Funding the future | Alex Danco & David Perell, North Star Podcast
It’s a hefty hour and 45 minutes long, so we cover a lot of stuff, but there are three main topics of conversation. Here’s how I’d summarize them:
First 40 minutes: Funding the future
This is a topic that should be pretty familiar to anyone who reads this newsletter regularly, and it covers ideas that I’ve written about in posts like VCs should play bridge, Debt is coming, Social capital in Silicon Valley, and The social subsidy of angel investing. The main thesis we explore here is how the idea “We shape our tools, and then they shape us” applies to the relationship between startups and venture capital.
Modern VC is remarkable in that it’s gotten so good at solving a specific problem (which is an existential barrier to getting startups off the ground) we sometimes forget the problem exists.
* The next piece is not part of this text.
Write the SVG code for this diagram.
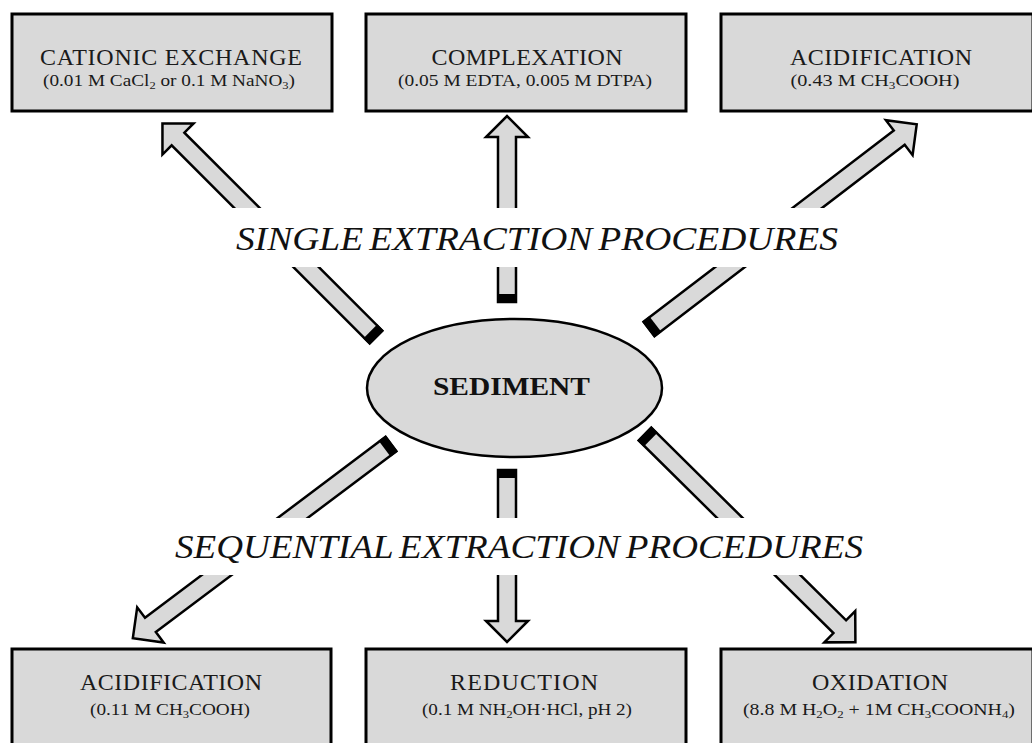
<svg xmlns="http://www.w3.org/2000/svg" width="1032" height="743" viewBox="0 0 1032 743">
<defs>
<style>
.box{fill:#d9d9d9;stroke:#000;stroke-width:3}
.t{font-family:"Liberation Serif","Times New Roman",serif;font-size:24px;fill:#1a1a1a;text-anchor:middle}
.s{font-family:"Liberation Serif","Times New Roman",serif;font-size:17px;fill:#1a1a1a;text-anchor:middle}
.sub{font-size:11px}
.arr{fill:#d9d9d9;stroke:#000;stroke-width:2.5;stroke-linejoin:miter}
.cap{fill:#000}
.band{font-family:"Liberation Serif","Times New Roman",serif;font-size:34px;font-style:italic;fill:#111;word-spacing:-3px}
</style>
</defs>
<rect width="1032" height="743" fill="#fff"/>

<g id="connectors">
<g transform="translate(376,337) rotate(-135)">
<polygon class="arr" points="0,-9 280,-9 280,-22 302,0 280,22 280,9 0,9"/>
<rect class="cap" x="-1" y="-10" width="9" height="20"/>
</g>
<g transform="translate(507,302) rotate(-90)">
<polygon class="arr" points="0,-9 165,-9 165,-21 186,0 165,21 165,9 0,9"/>
<rect class="cap" x="-1" y="-10" width="9" height="20"/>
</g>
<g transform="translate(649,329) rotate(-37.4)">
<polygon class="arr" points="0,-9 315,-9 315,-22 337,0 315,22 315,9 0,9"/>
<rect class="cap" x="-1" y="-10" width="9" height="20"/>
</g>
<g transform="translate(391,444) rotate(143.06)">
<polygon class="arr" points="0,-9 301,-9 301,-22 323,0 301,22 301,9 0,9"/>
<rect class="cap" x="-1" y="-10" width="9" height="20"/>
</g>
<g transform="translate(507,470) rotate(90)">
<polygon class="arr" points="0,-9 151,-9 151,-21 172,0 151,21 151,9 0,9"/>
<rect class="cap" x="-1" y="-10" width="9" height="20"/>
</g>
<g transform="translate(645,434) rotate(44.7)">
<polygon class="arr" points="0,-9 274,-9 274,-22 296,0 274,22 274,9 0,9"/>
<rect class="cap" x="-1" y="-10" width="9" height="20"/>
</g>
</g>

<g id="labels">
<rect x="220" y="208" width="640" height="59" fill="#fff"/>
<rect x="160" y="518" width="720" height="57" fill="#fff"/>
<text class="band" x="236" y="250" textLength="602" lengthAdjust="spacingAndGlyphs">SINGLE EXTRACTION PROCEDURES</text>
<text class="band" x="175" y="558" textLength="688" lengthAdjust="spacingAndGlyphs">SEQUENTIAL EXTRACTION PROCEDURES</text>
</g>

<g id="sediment">
<ellipse cx="514.5" cy="388" rx="147.5" ry="69" fill="#d9d9d9" stroke="#000" stroke-width="2.5"/>
<text x="433" y="395" font-family="Liberation Serif, serif" font-weight="bold" font-size="26" fill="#111" textLength="157" lengthAdjust="spacingAndGlyphs">SEDIMENT</text>
</g>

<g id="cationic">
<rect class="box" x="12" y="14" width="320" height="97"/>
<text class="t" x="171" y="65" textLength="262" lengthAdjust="spacing">CATIONIC EXCHANGE</text>
<text class="s" x="169" y="86" textLength="252" lengthAdjust="spacingAndGlyphs">(0.01 M CaCl<tspan class="sub" dy="3">2</tspan><tspan dy="-3"> or 0.1 M NaNO</tspan><tspan class="sub" dy="3">3</tspan><tspan dy="-3">)</tspan></text>
</g>

<g id="complexation">
<rect class="box" x="366" y="14" width="320" height="97"/>
<text class="t" x="527" y="65" textLength="191" lengthAdjust="spacing">COMPLEXATION</text>
<text class="s" x="525" y="86" textLength="254" lengthAdjust="spacingAndGlyphs">(0.05 M EDTA, 0.005 M DTPA)</text>
</g>

<g id="acidification-single">
<rect class="box" x="721" y="14" width="312" height="97"/>
<text class="t" x="881" y="65" textLength="182" lengthAdjust="spacing">ACIDIFICATION</text>
<text class="s" x="875" y="86" textLength="169" lengthAdjust="spacingAndGlyphs">(0.43 M CH<tspan class="sub" dy="3">3</tspan><tspan dy="-3">COOH)</tspan></text>
</g>

<g id="acidification-seq">
<rect class="box" x="12" y="649" width="319" height="110"/>
<text class="t" x="171" y="690" textLength="182" lengthAdjust="spacing">ACIDIFICATION</text>
<text class="s" x="170" y="715" textLength="160" lengthAdjust="spacingAndGlyphs">(0.11 M CH<tspan class="sub" dy="3">3</tspan><tspan dy="-3">COOH)</tspan></text>
</g>

<g id="reduction">
<rect class="box" x="366" y="649" width="320" height="110"/>
<text class="t" x="524" y="690" textLength="148" lengthAdjust="spacing">REDUCTION</text>
<text class="s" x="527" y="715" textLength="210" lengthAdjust="spacingAndGlyphs">(0.1 M NH<tspan class="sub" dy="3">2</tspan><tspan dy="-3">OH·HCl, pH 2)</tspan></text>
</g>

<g id="oxidation">
<rect class="box" x="721" y="649" width="312" height="110"/>
<text class="t" x="880" y="690" textLength="136" lengthAdjust="spacing">OXIDATION</text>
<text class="s" x="879" y="715" textLength="272" lengthAdjust="spacingAndGlyphs">(8.8 M H<tspan class="sub" dy="3">2</tspan><tspan dy="-3">O</tspan><tspan class="sub" dy="3">2</tspan><tspan dy="-3">  + 1M CH</tspan><tspan class="sub" dy="3">3</tspan><tspan dy="-3">COONH</tspan><tspan class="sub" dy="3">4</tspan><tspan dy="-3">)</tspan></text>
</g>
</svg>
That problem is: when you’re building the unknown future, you cannot really know the ultimate value of what you’re trying to build, and you can’t really know how much capital you’ll have to raise to get there. Therefore, as you start out, you cannot know the value of your own equity, even though it’s the main thing you have to sell.
Modern VC has evolved to solve this problem in a particular way, by creating a reflexive path for bootstrapping companies forward with valuations that are not really bets on the company itself, but rather bets around a series of milestones that unlock a next round, and then a next, until eventually we recursively arrive at a business that can be properly valued. It works really well. The modern startup community was largely built on this methodology.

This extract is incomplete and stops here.